How many unpaid summer internships actually meet the legal standard? Based on the experiences of my friends, I’d guess relatively few. Enforcement of the regulations is lax, because students willingly work for free and have little desire to report violating employers. That doesn’t make it right, especially if the actual benefits are much less than advertised.
The fact remains that many unpaid internships are bereft of any educational value or training. Instead, they serve to provide companies with free labor to perform mundane tasks. Differentiating legal, useful unpaid summer internships from their illegal, abusive counterparts should be a priority of our top-notch Career Services offices.
The awarding of academic credit would be an appropriate way to encourage the pursuit of more educational unpaid summer internships. At the moment, though, each undergraduate college has different policies regarding awarding credit. There is no uniform standard for determining which, if any, internships should qualify. The awarding of credit is especially important now, as many employers require interns to receive credit in lieu of pay to avoid legal scrutiny.
A recent policy adapted by the Dyson School of Applied Economics and Management could serve as a model for the rest of the University, if implemented properly. The policy allows AEM majors to receive one pass/fail credit for unpaid internships, provided the internship is approved by the internship coordinator beforehand. It remains to be seen if this option is designed to encourage the pursuit of educational unpaid internships, or merely meet the needs of interns whose employers require the awarding of academic credit. AEM is also noteworthy for providing Internship Support Grants to “defray the costs of unpaid internships.”

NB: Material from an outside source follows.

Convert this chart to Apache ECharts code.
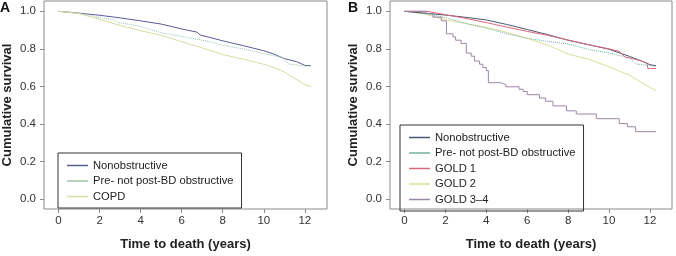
<!DOCTYPE html>
<html>
<head>
<meta charset="utf-8">
<script src="https://cdn.jsdelivr.net/npm/echarts@6/dist/echarts.min.js"></script>
<style>
  html, body { margin: 0; padding: 0; background: #fff; }
  #chart { width: 676px; height: 256px; }
</style>
</head>
<body>
<div id="chart"></div>
<script>
// tick labels
const xTicks = [0, 2, 4, 6, 8, 10, 12];
const yTicks = [0, 0.2, 0.4, 0.6, 0.8, 1.0];

// panel A: [years, cumulative survival]
const nonobA = [[0,1],[1,0.99],[2,0.979],[3,0.965],[4,0.949],[5,0.932],[6,0.906],[6.75,0.889],[6.9,0.874],[8,0.843],[9,0.817],[10,0.79],[10.5,0.772],[11,0.748],[11.6,0.732],[12,0.712],[12.3,0.71]];
const preA = [[0,1],[1,0.99],[1.5,0.98],[2,0.966],[2.7,0.955],[2.9,0.94],[3.5,0.93],[4,0.918],[5,0.886],[6,0.866],[7,0.846],[7.5,0.835],[8,0.818],[9,0.8],[10,0.775],[10.9,0.754],[11.2,0.72],[12,0.708],[12.3,0.708]];
const copdA = [[0,1],[1,0.988],[2,0.957],[3,0.925],[4,0.897],[5,0.872],[6,0.838],[7,0.805],[8,0.77],[9,0.745],[10,0.718],[10.5,0.7],[11,0.677],[11.5,0.643],[12,0.61],[12.3,0.6]];

// panel B
const nonobB = [[0,1],[1,0.99],[2,0.98],[3,0.968],[4,0.954],[5,0.93],[6,0.903],[7,0.876],[8,0.846],[9,0.822],[10,0.798],[11,0.76],[11.6,0.735],[12,0.716],[12.3,0.71]];
const preB = [[0,1],[1,0.99],[2,0.966],[3,0.935],[4,0.91],[5,0.88],[6,0.856],[7,0.84],[8,0.826],[9,0.797],[10,0.778],[11,0.752],[11.3,0.72],[12,0.71],[12.3,0.708]];
const gold1B = [[0,1],[1.1,1],[1.15,0.99],[2,0.982],[3,0.962],[4,0.94],[5,0.916],[6,0.893],[7,0.872],[8,0.847],[9,0.822],[10,0.8],[10.5,0.787],[10.8,0.755],[11,0.752],[11.5,0.738],[11.85,0.725],[11.9,0.695],[12.3,0.695]];
const gold2B = [[0,1],[1,0.985],[2,0.955],[3,0.935],[4,0.915],[5,0.888],[6,0.856],[7,0.82],[8,0.772],[9,0.745],[10,0.705],[11,0.66],[11.5,0.627],[12,0.595],[12.3,0.578]];
const gold34B = [[0,1],[1.06,0.987],[1.39,0.969],[1.8,0.949],[2.05,0.88],[2.37,0.864],[2.5,0.846],[2.77,0.829],[3.02,0.778],[3.26,0.761],[3.42,0.735],[3.67,0.718],[3.83,0.701],[4.0,0.684],[4.1,0.62],[4.7,0.61],[4.95,0.598],[5.6,0.585],[5.8,0.573],[6.0,0.556],[6.6,0.538],[6.9,0.521],[7.26,0.496],[7.92,0.47],[8.4,0.453],[9.38,0.428],[10.5,0.402],[10.9,0.385],[11.3,0.359],[12.3,0.359]];

const frame = '#8a8a8a';
const font = 'Liberation Sans, Arial, sans-serif';

function xAx(i) {
  return {
    type: 'value', gridIndex: i, min: -0.71, max: 13.08,
    name: 'Time to death (years)', nameLocation: 'middle', nameGap: 29,
    nameTextStyle: { fontSize: 13, fontWeight: 'bold', color: '#222', fontFamily: font, verticalAlign: 'top' },
    axisLine: { show: false, onZero: false },
    axisTick: { show: true, length: 4, customValues: xTicks, lineStyle: { color: frame } },
    axisLabel: { customValues: xTicks, margin: 6, fontSize: 11.5, color: '#333', fontFamily: font },
    splitLine: { show: false }
  };
}
function yAx(i) {
  return {
    type: 'value', gridIndex: i, min: -0.0528, max: 1.0549,
    name: 'Cumulative survival', nameLocation: 'middle', nameGap: 30,
    nameTextStyle: { fontSize: 13, fontWeight: 'bold', color: '#222', fontFamily: font },
    axisLine: { show: false, onZero: false },
    axisTick: { show: true, length: 4, customValues: yTicks, lineStyle: { color: frame } },
    axisLabel: { customValues: yTicks, margin: 8, fontSize: 11.5, color: '#333', fontFamily: font,
      formatter: v => v.toFixed(1) },
    splitLine: { show: false }
  };
}
function line(name, data, color, i, dotted, step) {
  return {
    type: 'line', name: name, data: data, xAxisIndex: i, yAxisIndex: i,
    showSymbol: false, symbol: 'none', silent: true, step: step || false,
    lineStyle: { color: color, width: 1, type: dotted ? 'dotted' : 'solid' },
    itemStyle: { color: color }
  };
}
function leg(left, top, items) {
  return {
    orient: 'vertical', left: left, top: top, icon: 'rect',
    itemWidth: 21, itemHeight: 1.5, itemGap: 2.5, padding: [6, 8, 5, 9],
    borderColor: '#333', borderWidth: 1, selectedMode: false,
    textStyle: { fontSize: 11.2, color: '#222', fontFamily: font, lineHeight: 13 },
    data: items.map(d => ({ name: d[0], itemStyle: { color: d[1], borderWidth: 0 } }))
  };
}

const cA = { nonob: '#5a5c94', pre: '#9cc4a8', copd: '#d6dca0' };
const cB = { nonob: '#4a5670', pre: '#72b0a0', g1: '#d9687a', g2: '#dcdc98', g34: '#9a88a8' };

const chart = echarts.init(document.getElementById('chart'));
chart.setOption({
  animation: false,
  grid: [
    { left: 44, top: 1, width: 283, height: 216, show: true, borderColor: frame, borderWidth: 1 },
    { left: 390, top: 1, width: 282, height: 216, show: true, borderColor: frame, borderWidth: 1 }
  ],
  xAxis: [xAx(0), xAx(1)],
  yAxis: [yAx(0), yAx(1)],
  legend: [
    leg(58, 153, [['Nonobstructive', cA.nonob], ['Pre- not post-BD obstructive', cA.pre], ['COPD', cA.copd]]),
    leg(400, 125, [['Nonobstructive', cB.nonob], ['Pre- not post-BD obstructive', cB.pre], ['GOLD 1', cB.g1], ['GOLD 2', cB.g2], ['GOLD 3–4', cB.g34]])
  ],
  graphic: [
    { type: 'text', left: 0, top: 1, style: { text: 'A', fontSize: 14, fontWeight: 'bold', fill: '#111', fontFamily: font } },
    { type: 'text', left: 348, top: 1, style: { text: 'B', fontSize: 14, fontWeight: 'bold', fill: '#111', fontFamily: font } }
  ],
  series: [
    line('Nonobstructive', nonobA, cA.nonob, 0),
    line('Pre- not post-BD obstructive', preA, cA.pre, 0, true),
    line('COPD', copdA, cA.copd, 0),
    line('GOLD 2', gold2B, cB.g2, 1),
    line('Pre- not post-BD obstructive', preB, cB.pre, 1, true),
    line('Nonobstructive', nonobB, cB.nonob, 1),
    line('GOLD 1', gold1B, cB.g1, 1),
    line('GOLD 3–4', gold34B, cB.g34, 1, false, 'end')
  ]
});
</script>
</body>
</html>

Cornellians would certainly be more inclined to pursue legal unpaid internships if they received academic credit. In order for students to receive credit, University coordinators should evaluate each program to ensure it meets an educational standard, such as the Department of Labor test. Regardless of academic credit, Career Services should actively publicize the legal requirements for unpaid internships. Further, internship opportunities should only be listed on Cornell CareerNet if they are paid or comply with legal requirements. That way the University could ensure it is only facilitating internships that are compensated or educational in nature.
Perhaps more importantly, Cornellians should join with other students in more actively protecting our interests. There needs to be a cultural shift in how we view internships and work experience. We need not accept the status quo in the name of presumed future benefits. If we provide a valuable work product for a company, we have a right to be compensated. Internship experiences that are not compensated should be for our benefit, not that of a company. And doing menial tasks isn’t for our benefit or education. As long as students willingly do a company’s bidding for free, we will continue to be taken advantage of.
Unpaid summer internships that fail to meet the legal educational standard are not justified, no matter what the expectation of future gain may be. Simply put, taking advantage of free student labor is unacceptable. The status quo will not change until students and universities recognize and promote the difference between legitimate and exploitative unpaid summer internships. Far above Cayuga’s waters, students and Career Services officers should take the lead in re-defining a proper summer experience in the spirit of the University’s educational mission.